Ha costruito dal nulla, con
materiali politici di risulta abbandonati come in una discarica, un partito che
ha governato il Paese per vent’anni sia pure in discontinuità e costantemente
in lotta politica e giudiziaria. In questo Paese, infatti, c’è una giustizia
che meriterebbe di essere processata da un tribunale serio, sia per come
tecnicamente e ambientalmente si esercita, sia per le tabe ideologiche e
morali, che la rendono politicamente schierata e nei singoli o inutilmente
padreternale o tesa a costruirsi carriere.

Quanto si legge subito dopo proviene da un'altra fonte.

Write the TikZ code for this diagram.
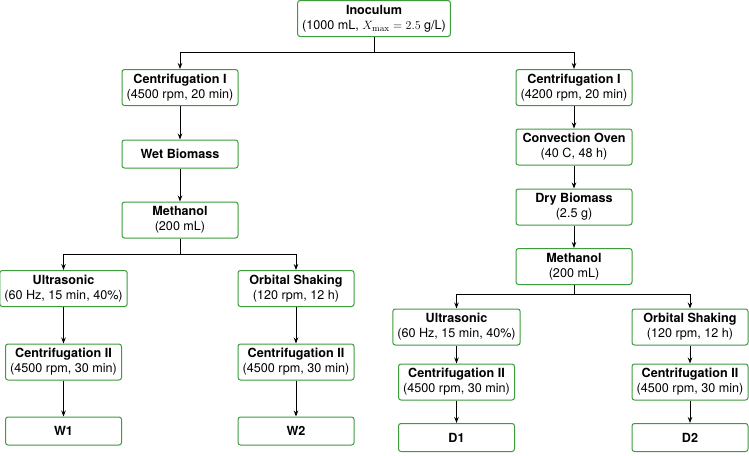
\documentclass[tikz,border=0pt]{standalone}
\usepackage[no-math]{fontspec}
\setmainfont{TeX Gyre Heros}
\usetikzlibrary{arrows.meta}
\definecolor{boxgreen}{RGB}{60,155,60}
\tikzset{
  stage/.style={draw=boxgreen, line width=1pt, rounded corners=2.5pt, fill=white,
    align=center, minimum width=116pt, minimum height=36pt, inner xsep=4.5pt, inner ysep=3pt,
    font=\fontsize{12.6}{15}\selectfont},
  stageone/.style={stage, minimum height=28pt},
  link/.style={line width=0.9pt},
  flow/.style={link, -{Stealth[length=6pt,width=4.5pt]}}
}
\begin{document}
\begin{tikzpicture}[x=1pt,y=-1pt]
	\useasboundingbox (0,0) rectangle (749,455);
	% top
	\node[stage](inoc) at (374,18.5){\textbf{Inoculum}\\(1000 mL, $X_{\max} = 2.5$ g/L)};
	\coordinate(splitTop) at (374,52);
	
	% wet route
	\node[stage](cenL) at (180,87.5){\textbf{Centrifugation I}\\(4500 rpm, 20 min)};
	\node[stageone](wetL) at (180,154){\textbf{Wet Biomass}};
	\node[stage](methL) at (180,220){\textbf{Methanol}\\(200 mL)};
	\coordinate(splitL) at (180,254);
	\node[stage](ultL) at (63.5,288.5){\textbf{Ultrasonic}\\(60 Hz, 15 min, 40\%)};
	\node[stage](orbL) at (296,288.5){\textbf{Orbital Shaking}\\(120 rpm, 12 h)};
	\node[stage](cenIIL) at (63.5,362){\textbf{Centrifugation II}\\(4500 rpm, 30 min)};
	\node[stage](cenIILb) at (296,362){\textbf{Centrifugation II}\\(4500 rpm, 30 min)};
	\node[stageone](wOne) at (63.5,431){\textbf{W1}};
	\node[stageone](wTwo) at (296,431){\textbf{W2}};
	
	% dry route
	\node[stage](cenR) at (574,87.5){\textbf{Centrifugation I}\\(4200 rpm, 20 min)};
	\node[stage](oven) at (574,147){\textbf{Convection Oven}\\(40 C, 48 h)};
	\node[stage](dryR) at (574,207){\textbf{Dry Biomass}\\(2.5 g)};
	\node[stage](methR) at (574,266.5){\textbf{Methanol}\\(200 mL)};
	\coordinate(splitR) at (574,294);
	\node[stage](ultR) at (456.5,327){\textbf{Ultrasonic}\\(60 Hz, 15 min, 40\%)};
	\node[stage](orbR) at (690,327){\textbf{Orbital Shaking}\\(120 rpm, 12 h)};
	\node[stage](cenIIR) at (456.5,382){\textbf{Centrifugation II}\\(4500 rpm, 30 min)};
	\node[stage](cenIIRb) at (690,382){\textbf{Centrifugation II}\\(4500 rpm, 30 min)};
	\node[stageone](dOne) at (456.5,437.5){\textbf{D1}};
	\node[stageone](dTwo) at (690,437.5){\textbf{D2}};
	
	\draw[link] (inoc)--(splitTop);
	\draw[flow] (splitTop)-|(cenL);
	\draw[flow] (splitTop)-|(cenR);
	
	\draw[flow] (cenL)--(wetL);
	\draw[flow] (wetL)--(methL);
	\draw[link] (methL)--(splitL);
	\draw[flow] (splitL)-|(ultL);
	\draw[flow] (splitL)-|(orbL);
	\draw[flow] (ultL)--(cenIIL);
	\draw[flow] (orbL)--(cenIILb);
	\draw[flow] (cenIIL)--(wOne);
	\draw[flow] (cenIILb)--(wTwo);
	
	\draw[flow] (cenR)--(oven);
	\draw[flow] (oven)--(dryR);
	\draw[flow] (dryR)--(methR);
	\draw[link] (methR)--(splitR);
	\draw[flow] (splitR)-|(ultR);
	\draw[flow] (splitR)-|(orbR);
	\draw[flow] (ultR)--(cenIIR);
	\draw[flow] (orbR)--(cenIIRb);
	\draw[flow] (cenIIR)--(dOne);
	\draw[flow] (cenIIRb)--(dTwo);
\end{tikzpicture}
\end{document}
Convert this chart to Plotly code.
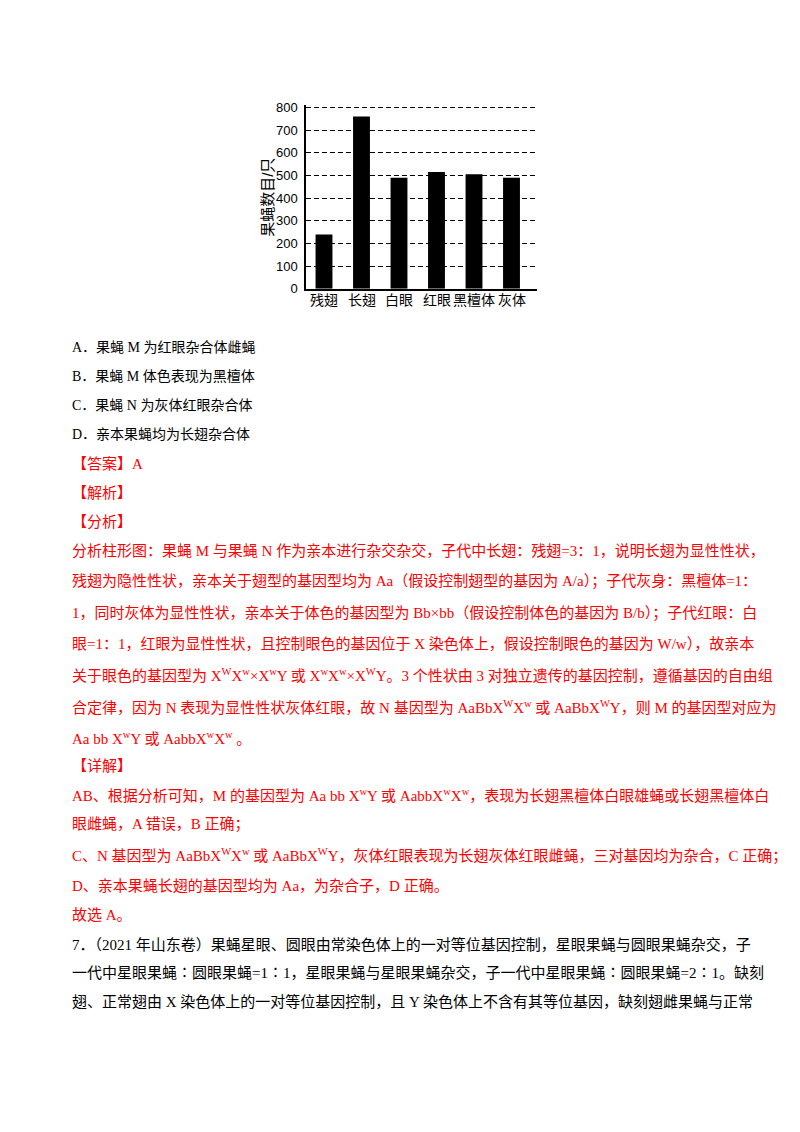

Ha condotto una vita da nababbo,
ostentando vizi e facendo dell’ostentazione un piacere aggiunto, fino a farsi
percepire come uno che può quel che vuole al di là del bene e del male, dentro
e fuori la legge, circondato da soggetti da basso impero.
Tre piani di vita vissuti
intensamente che lo hanno per quasi vent’anni esposto ad attacchi violenti, in
parte giusti e in parte comprensibili in un mondo in cui il suo stile di vita è
consentito purché i tre piani restino separati, come appartenenti a tre persone
diverse. Tutti e tre in uno fanno un soggetto insopportabile, e dunque da
eliminare.
Ora si trova nella situazione che
per un grande arriva puntuale, quella della sconfitta. Quel che ora è chiamato
a compiere non deve rispondere ad improbabili resistenze, come si ha
l’impressione che lui voglia fare o che da lui si pretenda. Mutuando l’invito
posto nel titolo del romanzo di Walter Siti, Premio Strega 2013, “Resistere non
serve a niente”, senza alcuna allusione, deve compiere un gesto di altruismo e
di magnanimità, che andrebbe a coronare l’esistenza di un combattente; dovrebbe
dimettersi da Senatore prima ancora di porre il Senato nella condizione di
doversi spaccare sul voto che lo riguarda e di conseguenza far cadere il
governo. La caduta del governo Letta non sarebbe la fine del mondo, ma nella
situazione in cui si trova il Paese, soprattutto in difetto di una legge
elettorale che dia un responso chiaro di governabilità, sarebbe un salto nel
vuoto. Il Paese è debilitato e presenta sintomi di una schizofrenia politica
dagli esiti rovinosi.
Ma un gesto di saggezza, direi di
grandezza, da parte di Berlusconi avrebbe anche una ricaduta politica positiva
per la sua parte. Nello schieramento opposto, infatti, c’è chi spinge a far
cadere il governo coi soliti stratagemmi di democristiana memoria. La
bizantineggiante Rosy Bindi va ripetendo che dopo la condanna della Cassazione
il governo Letta deve sottoporsi ad una sorta di rifiducia dal momento che la
prima fiducia si riferiva ad un quadro politico diverso dall’attuale, la
diversità essendo sopravvenuta appunto con la condanna di Berlusconi e la sua
decadenza da Senatore. Come se in questi ultimi mesi non si fosse ripetuto a tamburo
battente che la sentenza della Corte di Cassazione non avrebbe influito sulle
sorti del governo. Un furbo modo, quello della Bindi e compagni, di creare nel
Parlamento quella maggioranza auspicata da Bersani nel suo tentativo di
coinvolgere il Movimento 5 Stelle, se non proprio in una organica
partecipazione al governo, in un appoggio volta per volta su ogni singolo atto
dell’ipotizzato governo assembleare.
Quanto si è visto finora nel
partito di Berlusconi non lascia ben sperare. Lacrime, improperi, minacce,
dimissioni in massa, sono tutte manifestazioni di isterismo, neppure
giustificato dalla presenza di tante “amazzoni”. A maggior ragione Berlusconi
deve compiere il gesto delle dimissioni, per salvare non solo il governo e per
esso il Paese, ma anche la sua parte politica, in questo momento esposta a
rischi di suicidio.
I grandi compiono i gesti più
nobili e più significativi in condizioni di difficoltà. E’ la prova del nove di
quello spessore umano e politico a cui ambiscono.